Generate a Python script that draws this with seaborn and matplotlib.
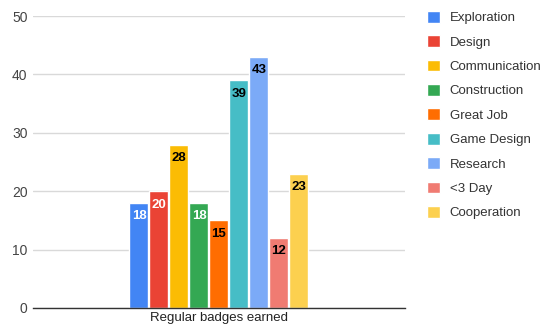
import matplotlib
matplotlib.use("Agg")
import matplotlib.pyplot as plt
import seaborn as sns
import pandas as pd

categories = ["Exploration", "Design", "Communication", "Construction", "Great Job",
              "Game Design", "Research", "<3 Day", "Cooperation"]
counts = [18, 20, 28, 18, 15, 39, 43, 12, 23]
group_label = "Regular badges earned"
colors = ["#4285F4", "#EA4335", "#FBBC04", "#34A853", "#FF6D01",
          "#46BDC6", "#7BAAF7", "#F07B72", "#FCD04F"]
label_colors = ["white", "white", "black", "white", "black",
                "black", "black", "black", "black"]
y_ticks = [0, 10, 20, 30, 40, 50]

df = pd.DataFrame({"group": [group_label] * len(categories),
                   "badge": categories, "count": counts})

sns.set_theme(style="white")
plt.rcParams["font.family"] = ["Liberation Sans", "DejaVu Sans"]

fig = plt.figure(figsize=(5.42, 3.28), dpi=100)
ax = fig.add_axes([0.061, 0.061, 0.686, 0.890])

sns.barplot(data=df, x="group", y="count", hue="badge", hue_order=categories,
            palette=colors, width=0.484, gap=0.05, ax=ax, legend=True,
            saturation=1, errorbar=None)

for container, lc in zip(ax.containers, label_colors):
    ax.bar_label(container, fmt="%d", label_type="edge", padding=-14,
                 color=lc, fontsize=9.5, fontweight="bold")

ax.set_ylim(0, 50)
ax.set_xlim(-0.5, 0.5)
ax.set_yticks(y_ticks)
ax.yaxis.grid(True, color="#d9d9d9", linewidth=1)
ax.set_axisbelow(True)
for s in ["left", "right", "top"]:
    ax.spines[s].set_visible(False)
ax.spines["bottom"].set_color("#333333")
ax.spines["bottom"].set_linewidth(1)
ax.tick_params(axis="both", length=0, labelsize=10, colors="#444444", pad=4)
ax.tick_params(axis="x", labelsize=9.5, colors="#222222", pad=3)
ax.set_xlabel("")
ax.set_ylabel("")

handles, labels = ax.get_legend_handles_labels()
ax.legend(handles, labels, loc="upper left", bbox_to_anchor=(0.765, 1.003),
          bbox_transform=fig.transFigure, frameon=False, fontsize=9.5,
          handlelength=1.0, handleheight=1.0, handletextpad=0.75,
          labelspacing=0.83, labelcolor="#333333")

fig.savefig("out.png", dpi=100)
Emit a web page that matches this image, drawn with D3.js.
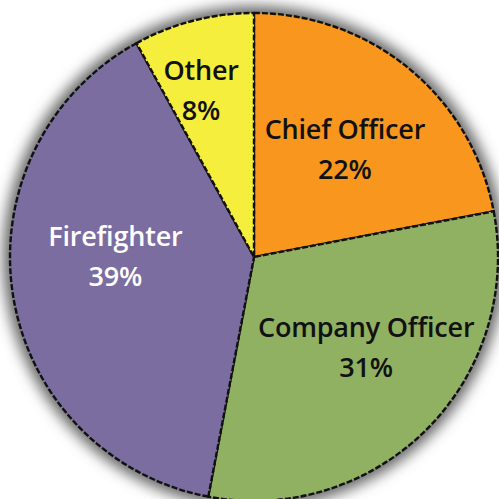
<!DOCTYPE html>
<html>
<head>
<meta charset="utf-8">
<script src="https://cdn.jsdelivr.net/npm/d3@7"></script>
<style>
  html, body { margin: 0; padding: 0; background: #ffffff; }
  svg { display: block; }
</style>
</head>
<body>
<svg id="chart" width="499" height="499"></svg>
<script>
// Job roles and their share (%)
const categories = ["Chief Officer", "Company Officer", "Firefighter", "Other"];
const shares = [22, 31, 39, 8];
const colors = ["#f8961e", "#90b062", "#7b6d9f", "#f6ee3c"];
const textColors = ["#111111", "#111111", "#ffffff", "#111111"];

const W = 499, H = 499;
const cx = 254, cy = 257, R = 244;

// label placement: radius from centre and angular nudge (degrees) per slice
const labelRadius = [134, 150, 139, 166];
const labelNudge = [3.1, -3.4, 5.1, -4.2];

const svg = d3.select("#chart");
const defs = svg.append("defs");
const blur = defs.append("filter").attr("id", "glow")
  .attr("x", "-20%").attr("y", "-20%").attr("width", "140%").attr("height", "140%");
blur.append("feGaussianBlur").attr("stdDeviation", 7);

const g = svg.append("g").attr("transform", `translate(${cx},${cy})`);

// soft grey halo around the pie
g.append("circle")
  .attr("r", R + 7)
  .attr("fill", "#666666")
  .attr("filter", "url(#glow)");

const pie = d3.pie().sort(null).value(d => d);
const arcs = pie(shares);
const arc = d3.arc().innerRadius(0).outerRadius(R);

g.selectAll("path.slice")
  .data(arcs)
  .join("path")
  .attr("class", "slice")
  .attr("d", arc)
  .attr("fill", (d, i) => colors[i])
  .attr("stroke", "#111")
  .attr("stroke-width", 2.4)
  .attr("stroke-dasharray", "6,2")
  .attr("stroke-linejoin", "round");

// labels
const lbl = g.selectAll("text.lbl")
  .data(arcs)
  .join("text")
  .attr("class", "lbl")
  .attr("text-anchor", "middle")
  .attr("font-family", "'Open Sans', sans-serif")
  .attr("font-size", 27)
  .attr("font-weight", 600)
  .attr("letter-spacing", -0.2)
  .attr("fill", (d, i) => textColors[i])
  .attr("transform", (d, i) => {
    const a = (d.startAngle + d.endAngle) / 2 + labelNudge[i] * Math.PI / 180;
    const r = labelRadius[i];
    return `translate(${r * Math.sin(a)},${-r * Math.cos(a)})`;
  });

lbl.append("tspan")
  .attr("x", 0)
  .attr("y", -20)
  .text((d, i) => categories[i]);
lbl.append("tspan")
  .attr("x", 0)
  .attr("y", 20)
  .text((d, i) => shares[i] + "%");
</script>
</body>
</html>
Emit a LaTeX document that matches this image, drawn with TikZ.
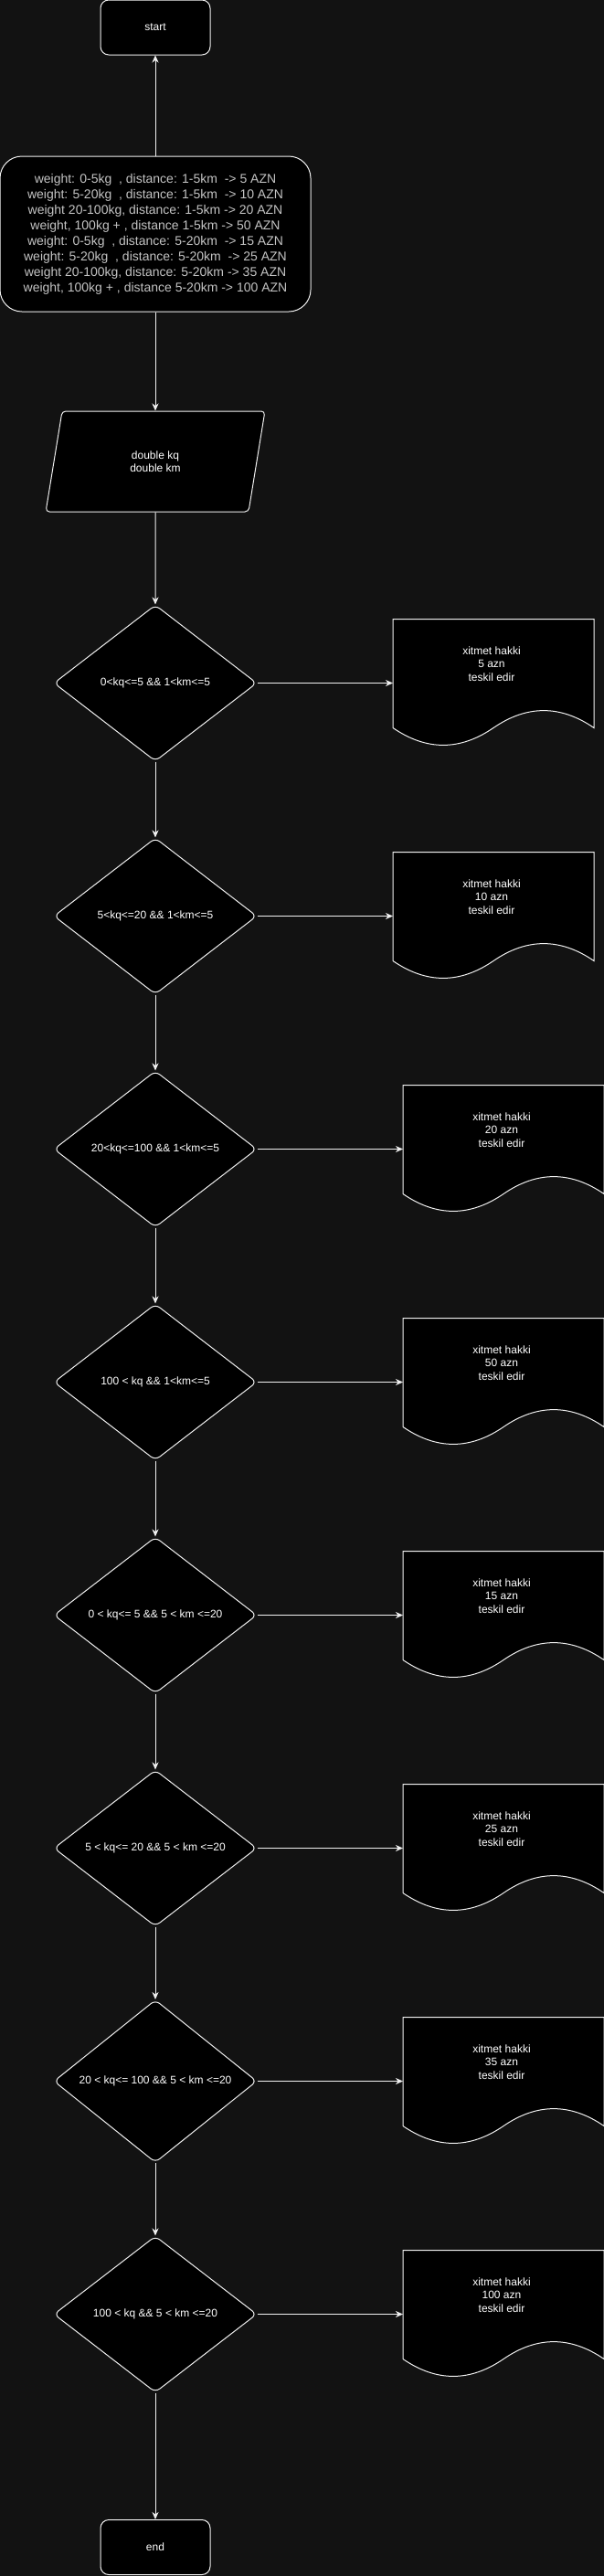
***
Print all of the entries word for word. Omit the pictures they contain.

Generate a Python script that draws this with seaborn and matplotlib.
import matplotlib
matplotlib.use("Agg")
import matplotlib.pyplot as plt
import seaborn as sns
import pandas as pd

categories = ["Exploration", "Design", "Communication", "Construction", "Great Job",
              "Game Design", "Research", "<3 Day", "Cooperation"]
counts = [18, 20, 28, 18, 15, 39, 43, 12, 23]
group_label = "Regular badges earned"
colors = ["#4285F4", "#EA4335", "#FBBC04", "#34A853", "#FF6D01",
          "#46BDC6", "#7BAAF7", "#F07B72", "#FCD04F"]
label_colors = ["white", "white", "black", "white", "black",
                "black", "black", "black", "black"]
y_ticks = [0, 10, 20, 30, 40, 50]

df = pd.DataFrame({"group": [group_label] * len(categories),
                   "badge": categories, "count": counts})

sns.set_theme(style="white")
plt.rcParams["font.family"] = ["Liberation Sans", "DejaVu Sans"]

fig = plt.figure(figsize=(5.42, 3.28), dpi=100)
ax = fig.add_axes([0.061, 0.061, 0.686, 0.890])

sns.barplot(data=df, x="group", y="count", hue="badge", hue_order=categories,
            palette=colors, width=0.484, gap=0.05, ax=ax, legend=True,
            saturation=1, errorbar=None)

for container, lc in zip(ax.containers, label_colors):
    ax.bar_label(container, fmt="%d", label_type="edge", padding=-14,
                 color=lc, fontsize=9.5, fontweight="bold")

ax.set_ylim(0, 50)
ax.set_xlim(-0.5, 0.5)
ax.set_yticks(y_ticks)
ax.yaxis.grid(True, color="#d9d9d9", linewidth=1)
ax.set_axisbelow(True)
for s in ["left", "right", "top"]:
    ax.spines[s].set_visible(False)
ax.spines["bottom"].set_color("#333333")
ax.spines["bottom"].set_linewidth(1)
ax.tick_params(axis="both", length=0, labelsize=10, colors="#444444", pad=4)
ax.tick_params(axis="x", labelsize=9.5, colors="#222222", pad=3)
ax.set_xlabel("")
ax.set_ylabel("")

handles, labels = ax.get_legend_handles_labels()
ax.legend(handles, labels, loc="upper left", bbox_to_anchor=(0.765, 1.003),
          bbox_transform=fig.transFigure, frameon=False, fontsize=9.5,
          handlelength=1.0, handleheight=1.0, handletextpad=0.75,
          labelspacing=0.83, labelcolor="#333333")

fig.savefig("out.png", dpi=100)
Emit a web page that matches this image, drawn with D3.js.
<!DOCTYPE html>
<html>
<head>
<meta charset="utf-8">
<script src="https://cdn.jsdelivr.net/npm/d3@7"></script>
<style>
  html, body { margin: 0; padding: 0; background: #ffffff; }
  svg { display: block; }
</style>
</head>
<body>
<svg id="chart" width="499" height="499"></svg>
<script>
// Job roles and their share (%)
const categories = ["Chief Officer", "Company Officer", "Firefighter", "Other"];
const shares = [22, 31, 39, 8];
const colors = ["#f8961e", "#90b062", "#7b6d9f", "#f6ee3c"];
const textColors = ["#111111", "#111111", "#ffffff", "#111111"];

const W = 499, H = 499;
const cx = 254, cy = 257, R = 244;

// label placement: radius from centre and angular nudge (degrees) per slice
const labelRadius = [134, 150, 139, 166];
const labelNudge = [3.1, -3.4, 5.1, -4.2];

const svg = d3.select("#chart");
const defs = svg.append("defs");
const blur = defs.append("filter").attr("id", "glow")
  .attr("x", "-20%").attr("y", "-20%").attr("width", "140%").attr("height", "140%");
blur.append("feGaussianBlur").attr("stdDeviation", 7);

const g = svg.append("g").attr("transform", `translate(${cx},${cy})`);

// soft grey halo around the pie
g.append("circle")
  .attr("r", R + 7)
  .attr("fill", "#666666")
  .attr("filter", "url(#glow)");

const pie = d3.pie().sort(null).value(d => d);
const arcs = pie(shares);
const arc = d3.arc().innerRadius(0).outerRadius(R);

g.selectAll("path.slice")
  .data(arcs)
  .join("path")
  .attr("class", "slice")
  .attr("d", arc)
  .attr("fill", (d, i) => colors[i])
  .attr("stroke", "#111")
  .attr("stroke-width", 2.4)
  .attr("stroke-dasharray", "6,2")
  .attr("stroke-linejoin", "round");

// labels
const lbl = g.selectAll("text.lbl")
  .data(arcs)
  .join("text")
  .attr("class", "lbl")
  .attr("text-anchor", "middle")
  .attr("font-family", "'Open Sans', sans-serif")
  .attr("font-size", 27)
  .attr("font-weight", 600)
  .attr("letter-spacing", -0.2)
  .attr("fill", (d, i) => textColors[i])
  .attr("transform", (d, i) => {
    const a = (d.startAngle + d.endAngle) / 2 + labelNudge[i] * Math.PI / 180;
    const r = labelRadius[i];
    return `translate(${r * Math.sin(a)},${-r * Math.cos(a)})`;
  });

lbl.append("tspan")
  .attr("x", 0)
  .attr("y", -20)
  .text((d, i) => categories[i]);
lbl.append("tspan")
  .attr("x", 0)
  .attr("y", 20)
  .text((d, i) => shares[i] + "%");
</script>
</body>
</html>
Emit a LaTeX document that matches this image, drawn with TikZ.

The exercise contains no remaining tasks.